For Virginia districts, that distinction matters. A wearable alarm can help staff call for help quickly, but it does not solve everything on its own. Districts still need to decide who should carry the device, how alerts are routed, how notifications reach the right people, what happens across a campus once an alarm is activated, and how the incident is documented afterward.

The law gives districts permission to act, but it leaves implementation decisions at the local level.

The timing also matters.

Governor Abigail Spanberger grouped HB592 with a broader set of school-safety and student-support measures, including bills focused on red flag law training, student mental health, internet safety, classroom support for at-risk students, and youth violence prevention. That broader context reinforces an important point for district leaders: Virginia’s school-safety conversation is not only about emergency alerting. It is also about preparedness, prevention, coordination, and support.

That is why Virginia districts should be careful not to respond to HB592 with a narrow procurement mindset. A standalone panic alarm may check one box, but it can still leave major operational gaps.

If an alert goes out, can administrators see exactly where it originated? Can the district trigger different response plans based on time of day or building? Can school leaders communicate through multiple channels at once? Can the district maintain an audit trail and connect the incident to follow-up workflows?

Those are the questions that determine whether a panic alarm becomes a real safety asset or just another disconnected tool.

Funding and implementation planning should also stay part of the conversation. Separate from the bill text itself, Virginia budget language authorized the Department of Criminal Justice Services to use unobligated balances from the School Resource Officer Incentive Grants Fund for school safety technology, including campus-wide silent panic alarm systems that directly notify law enforcement and other public safety agencies, as well as updates to digital school mapping systems.

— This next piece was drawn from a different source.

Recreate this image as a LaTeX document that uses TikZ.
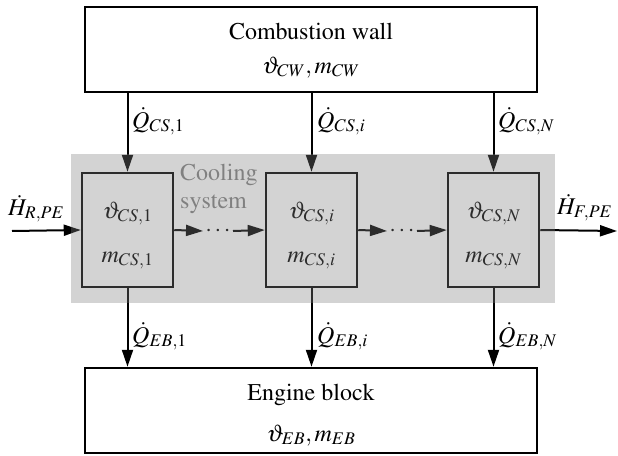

For districts, that means the smartest conversations will look at both policy authorization and possible funding pathways.

Kokomo24/7®'s Perspective on Virginia's New Panic Alarm

Kokomo24/7® understands that school divisions have diverse needs. We offers wearable, virtual, and fixed panic button options, along with multiple connectivity methods including Bluetooth LE, long-range LoRa, cellular, and Wi-Fi. Kokomo’s materials also emphasize that its panic button alerts are not dependent on a school’s existing Wi-Fi alone, which is important for districts evaluating different building types, campus layouts, and infrastructure realities.

Crucially, Kokomo24/7® offers schools an all-in-one platform to manage what happens after activation. Our panic button solution supports exact-location alerting, pre-configured response plans, administrator and responder notifications, and multi-channel communication through SMS, email, PA systems, and integrated signage. It also records alerts in an audit trail for accountability. That makes the value proposition much stronger for district leaders who are thinking about emergency orchestration, not just emergency initiation.

Kokomo24/7® can also help Virginia schools connect HB592 planning to a broader school-safety strategy. We can demonstrate how panic response can live alongside behavioral threat assessment, incident management, and visitor workflows inside one purpose-built K-12 platform. That is especially relevant in Virginia right now, because the public conversation around school safety is broader than one bill and broader than one use case. Schools want tools that help them prepare before an incident, coordinate during an incident, and improve accountability after an incident.

There are also financial and operational benefits to consider. Kokomo24/7® is a holistic K-12 safety platform with 38+ solutions across 12 modules and 20+ pre-built integrations. We've found that schools save more than 60% after switching and consolidate an average of 3.4 vendors within the first three years.

For Virginia decision-makers, Kokomo24/7® can change the conversation from “Should we buy panic alarms?” to “How do we improve readiness without adding more vendor sprawl and more disconnected workflows?” 

Final Takeaway

HB592 opens a meaningful door for Virginia schools. The districts that get the most value from it will be the ones that think beyond the device and focus on the full response model around it. That means choosing the right form factor, the right connectivity, the right communication paths, and the right operational system behind the alert.